For decades since, Mexicans have felt like they’ve been bullied into fighting an unwinnable war whose enemies are being financed by U.S. drug consumption.

Peña Nieto channeled some of that frustration on Tuesday.

“My country is one of the nations that have paid a high price, an excessive price, in terms of peace, suffering, human lives—the lives of children, young people, women and adults,” he said.

The Mexican president made no mention of the criticism towards his government’s continuation of a militarized approach, Chapo Guzmán’s 2015 prison escape, the Ayotzinapa killings or the thousands of unsolved disappearances related to the drug war. Instead, he focused his speech on shifting marijuana policy in the near future.

The president said his administration will present “specific actions” in the next days. However, it remains to be seen if Congress will play along.

“We will transit from mere prohibition, towards effective prevention and regulation. Thousands of lives depend on it.”

Drug policy advocates welcomed Peña Nieto’s remarks.

“He alluded to responsible regulation and that was unprecedented. A huge step. He didn’t elaborate much, and it can be open to interpretation. But if he indeed proposed regulation of controlled substances, that would be one of the most daring things ever said at the United Nations,” Hannah Hetzer, spokesperson for the Drug Policy Alliance think tank in New York, told Fusion.

Hetzer said the president’s about-face on weed was unexpected given that inside the United Nations more progressive stances on drug policy usually come at a political cost. She said the president’s new position on medical marijuana is “a very good first step,” bearing in mind “this all came from a president who hasn’t necessarily been the beacon of change for drug law.”
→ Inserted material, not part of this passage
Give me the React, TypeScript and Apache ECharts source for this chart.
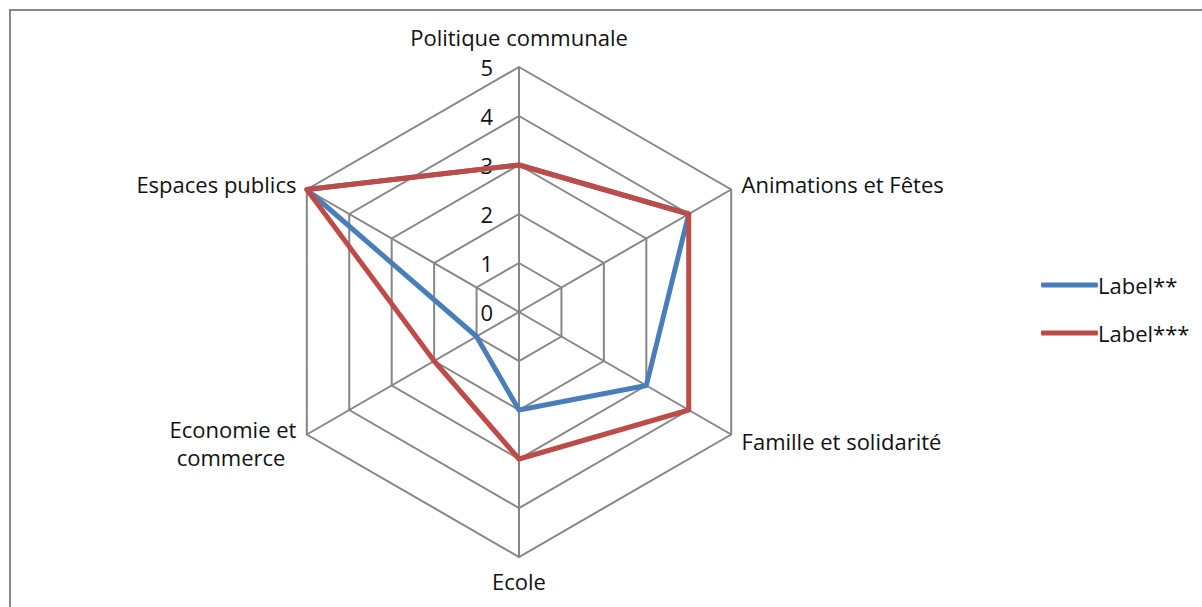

But others think the president’s call for reform doesn’t go far enough, especially if he’s unwilling to completely legalize the sale of marijuana.

“Instead of authorizing and regulating access to cannabis, he’s asking to increase the quantity people can possess without being sanctioned. Without legal means to obtain the plant, consumers will still be pushed towards an illicit substance black market,” said Andres Aguinaco, an attorney who helped take an unprecedented recreational marijuana case to the Mexican Supreme Court last November.

The case sparked a nationwide debate on weed and could open the door for widespread legalization of recreational use.

Aguinaco called Peña Nieto’s 10-point proposal focusing on classifying drugs as a public health issue both “encouraging and alarming.” He said the president may be trying to “advance while leaving the handbrake on.”

Regulating marijuana, and even legalizing recreational use, will not eradicate Mexico’s brutal drug cartels. The cartels have consistently proven to be savvy corporations that adapt quickly and efficiently to ever-changing market realities. That’s why they have increasingly tapped into human smuggling, oil theft, extortion and kidnapping, to name a few.

A push from Peña Nieto to regulate weed would however signal a symbolic and institutional shift in the war on drugs for a country that has suffered too much at the expense of a global prohibitionist regime.

Judging from his speech at the United Nations, it appears the Mexican president could use the “gateway drug” as a gateway of his own towards a new path to more effective and humane drug-control policies.